Objective ->
Scan the entries below. List each line with "this".

-.-.-

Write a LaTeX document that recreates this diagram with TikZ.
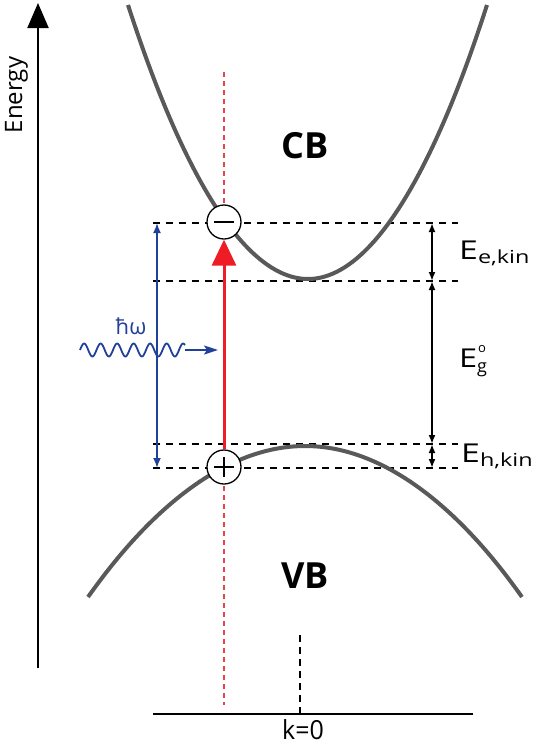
\documentclass[tikz,border=0pt]{standalone}
\usepackage{fontspec}
\setmainfont{Open Sans}
\usetikzlibrary{arrows.meta}
\definecolor{bandgray}{HTML}{595959}
\definecolor{photred}{HTML}{EE1C25}
\definecolor{photblue}{HTML}{21409A}
\definecolor{dotred}{HTML}{E8434B}
\tikzset{
  band/.style={draw=bandgray, line width=4pt},
  level/.style={draw=black, line width=2.3pt, dash pattern=on 7pt off 6pt},
  carrier/.style={circle, draw=black, fill=white, line width=1.3pt, minimum size=34pt, inner sep=0pt},
  dimarrow/.style={draw=black, line width=1.8pt, {Latex[length=9pt,width=7pt]}-{Latex[length=9pt,width=7pt]}},
  lbl/.style={inner sep=0pt, anchor=base west},
}
\newcommand{\kinlabel}[1]{\scalebox{1.3}[1]{{\fontsize{26}{26}\selectfont E}\raisebox{-4pt}{\fontsize{18}{18}\selectfont #1}}}
\begin{document}
\begin{tikzpicture}[x=1pt,y=-1pt]
\useasboundingbox (0,0) rectangle (534,745);
% energy axis
\coordinate (ax0) at (38,668);
\coordinate (ax1) at (38,3);
\draw[line width=2pt, -{Triangle[length=25pt,width=21pt]}] (ax0) -- (ax1);
\node[rotate=90, anchor=base, inner sep=0pt, font=\fontsize{24}{24}\selectfont] (energy) at (22,95) {Energy};
% red dotted vertical
\coordinate (rd0) at (224,72);
\coordinate (rd1) at (224,705);
\draw[dotred, line width=1.8pt, dash pattern=on 5pt off 4pt] (rd0) -- (rd1);
% k axis
\coordinate (kl) at (153,714);
\coordinate (kr) at (473,714);
\draw[line width=2pt] (kl) -- (kr);
\coordinate (k0top) at (300,635);
\coordinate (k0) at (300,714);
\draw[line width=2pt, dash pattern=on 7pt off 5pt] (k0top) -- (k0);
\node[anchor=base, inner sep=0pt] (klabel) at (303,739) {\scalebox{1}[1.05]{\fontsize{25}{25}\selectfont k=0}};
% level lines
\foreach \yy/\nm in {223/la, 281/lb, 444/lc, 468/ld}{
  \coordinate (\nm l) at (153,\yy);
  \coordinate (\nm r) at (458,\yy);
  \draw[level] (\nm l) -- (\nm r);
}
% bands
\draw[band] (128,5) parabola bend (308,279) (487,5);
\draw[band] (88,597) parabola bend (305,446) (522,597);
\node[font=\fontsize{36}{36}\selectfont\bfseries] (cb) at (305,146) {CB};
\node[font=\fontsize{36}{36}\selectfont\bfseries] (vb) at (305,576) {VB};
% blue double arrow
\coordinate (ba0) at (157,223);
\coordinate (ba1) at (157,468);
\draw[photblue, line width=1.8pt, {Latex[length=10pt,width=8pt]}-{Latex[length=10pt,width=8pt]}] (ba0) -- (ba1);
% photon
\coordinate (wend) at (185,350);
\coordinate (wtip) at (218,350);
\draw[photblue, line width=1.8pt] plot[domain=80:185, samples=120] (\x,{350-6.5*sin((\x-80)/16.5*360)});
\draw[photblue, line width=1.8pt, -{Stealth[length=14pt,width=9pt,inset=3pt]}] (wend) -- (wtip);
\node[photblue, font=\fontsize{22}{22}\selectfont] (hw) at (131,326) {ħω};
% carriers
\node[carrier] (el) at (224,222) {};
\node[carrier] (ho) at (224,467) {};
\draw[line width=1.3pt] ([xshift=-10pt]el.center) -- ([xshift=10pt]el.center);
\draw[line width=1.3pt] ([xshift=-10pt]ho.center) -- ([xshift=10pt]ho.center);
\draw[line width=1.3pt] ([yshift=-10pt]ho.center) -- ([yshift=10pt]ho.center);
% red excitation arrow
\draw[photred, line width=3pt, -{Triangle[length=26pt,width=24pt]}] (ho) -- (el);
% right dimension arrows
\coordinate (d0) at (432,223);
\coordinate (d1) at (432,281);
\coordinate (d2) at (432,444);
\coordinate (d3) at (432,468);
\draw[dimarrow] (d0) -- (d1);
\draw[dimarrow] (d1) -- (d2);
\draw[dimarrow] (d2) -- (d3);
% labels
\node[lbl] (ee) at (459,259) {\kinlabel{e,kin}};
\node[lbl] (eg) at (459,367) {\scalebox{1.25}[1]{\fontsize{26}{26}\selectfont E}};
\node[lbl, font=\fontsize{18}{18}\selectfont] (egs) at (477,372) {g};
\node[lbl, font=\fontsize{13}{13}\selectfont] (egp) at (478,352) {o};
\node[lbl] (eh) at (461,462) {\kinlabel{h,kin}};
\end{tikzpicture}
\end{document}
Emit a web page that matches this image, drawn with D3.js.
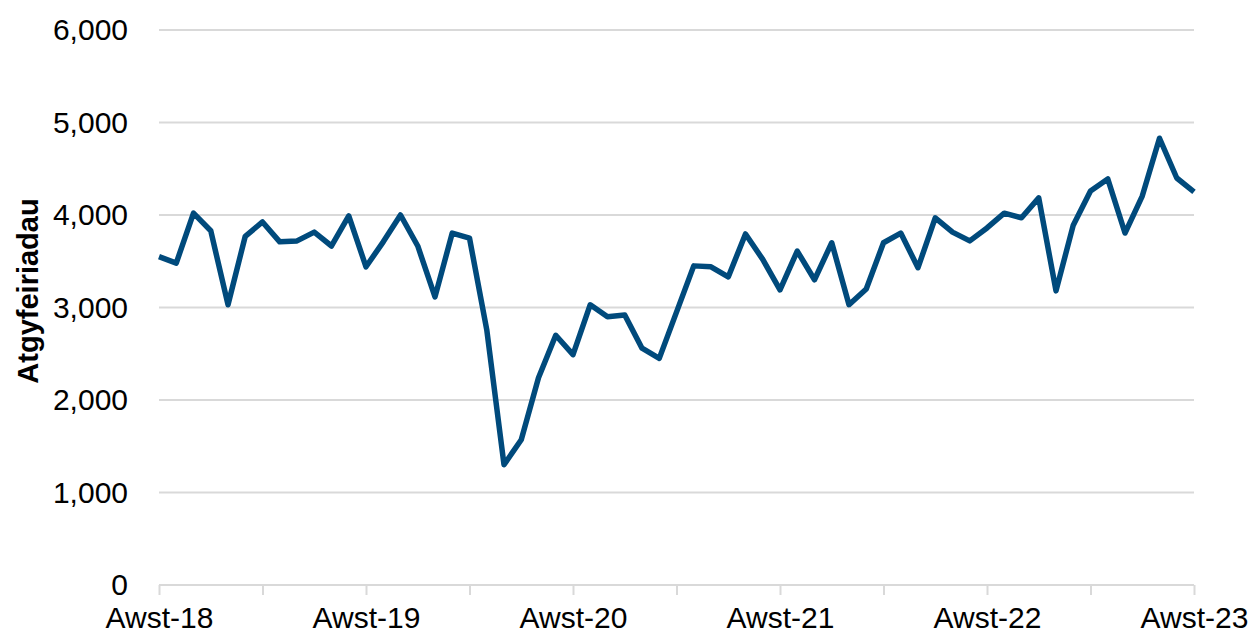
<!DOCTYPE html>
<html>
<head>
<meta charset="utf-8">
<script src="https://cdn.jsdelivr.net/npm/d3@7"></script>
<style>
  body { margin: 0; background: #fff; }
  text { font-family: "Liberation Sans", Arial, sans-serif; }
</style>
</head>
<body>
<svg id="chart" width="1251" height="635"></svg>
<script>
// monthly referrals, Aug 2018 - Aug 2023
var values = [3550, 3480, 4020, 3830, 3030, 3770, 3925, 3710, 3720, 3815, 3665, 3990,
              3440, 3710, 4000, 3665, 3115, 3805, 3750, 2760, 1300, 1570, 2240, 2700,
              2490, 3030, 2900, 2920, 2560, 2450, 2950, 3450, 3440, 3330, 3795, 3520,
              3190, 3610, 3300, 3700, 3030, 3200, 3700, 3805, 3430, 3970, 3815, 3720,
              3860, 4020, 3970, 4185, 3180, 3890, 4260, 4390, 3805, 4205, 4830, 4400,
              4250];
var yTicks = [0, 1000, 2000, 3000, 4000, 5000, 6000];
var xLabels = ["Awst-18", "Awst-19", "Awst-20", "Awst-21", "Awst-22", "Awst-23"];
var yTitle = "Atgyfeiriadau";

var svg = d3.select("#chart"),
    margin = {left: 159, right: 57, top: 30, bottom: 50},
    width = 1251 - margin.left - margin.right,
    height = 635 - margin.top - margin.bottom;

var x = d3.scaleLinear().domain([0, values.length - 1]).range([margin.left, margin.left + width]);
var y = d3.scaleLinear().domain([0, 6000]).range([margin.top + height, margin.top]);

// gridlines
svg.append("g")
  .selectAll("line")
  .data(yTicks.slice(1))
  .enter().append("line")
    .attr("x1", margin.left)
    .attr("x2", margin.left + width)
    .attr("y1", function(d) { return y(d); })
    .attr("y2", function(d) { return y(d); })
    .attr("stroke", "#d9d9d9")
    .attr("stroke-width", 2);

// y axis labels
var yAxis = svg.append("g")
  .attr("transform", "translate(" + margin.left + ",0)")
  .call(d3.axisLeft(y).tickValues(yTicks).tickSize(0).tickPadding(31).tickFormat(d3.format(",")));
yAxis.select(".domain").remove();
yAxis.selectAll("text").attr("font-size", 30).attr("fill", "#000")
  .style("font-family", "'Liberation Sans', Arial, sans-serif");

// x axis: ticks every 6 months, labels every 12
var xAxis = svg.append("g")
  .attr("transform", "translate(0," + (margin.top + height) + ")")
  .call(d3.axisBottom(x).tickValues(d3.range(0, values.length, 6)).tickSize(10).tickPadding(12)
    .tickFormat(function(d) { return d % 12 === 0 ? xLabels[d / 12] : ""; }));
xAxis.select(".domain").attr("stroke", "#d9d9d9").attr("stroke-width", 2)
  .attr("d", "M" + margin.left + ",0H" + (margin.left + width));
xAxis.selectAll(".tick line").attr("stroke", "#d9d9d9").attr("stroke-width", 2);
xAxis.selectAll("text").attr("font-size", 30).attr("fill", "#000")
  .style("font-family", "'Liberation Sans', Arial, sans-serif");

// y title
svg.append("text")
  .attr("transform", "translate(38,291) rotate(-90)")
  .attr("text-anchor", "middle")
  .attr("font-size", 29)
  .attr("font-weight", "bold")
  .text(yTitle);

// line
var line = d3.line()
  .x(function(d, i) { return x(i); })
  .y(function(d) { return y(d); });

svg.append("path")
  .datum(values)
  .attr("fill", "none")
  .attr("stroke", "#004a7c")
  .attr("stroke-width", 5.5)
  .attr("stroke-linejoin", "round")
  .attr("d", line);
</script>
</body>
</html>
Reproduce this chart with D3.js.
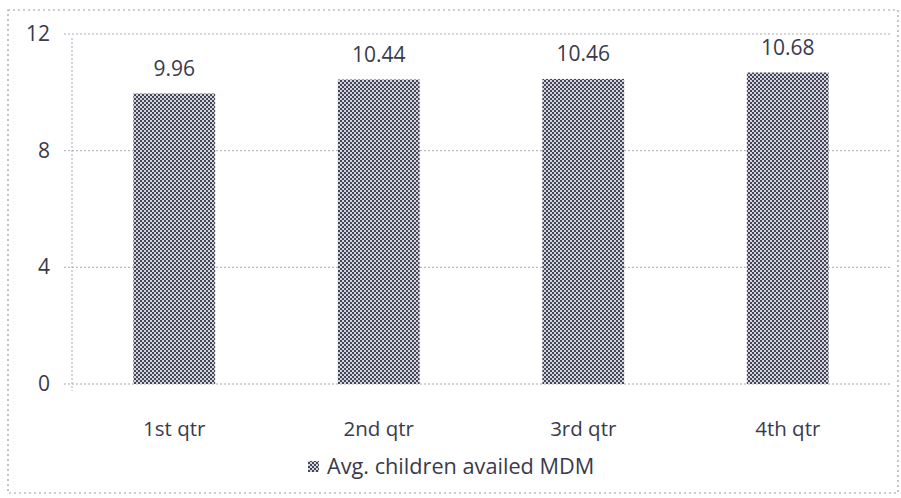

-.-.-

Output of the task ->
Write a LaTeX document that recreates this diagram with TikZ.
Emit a web page that matches this image, drawn with D3.js.
Reproduce this chart with D3.js.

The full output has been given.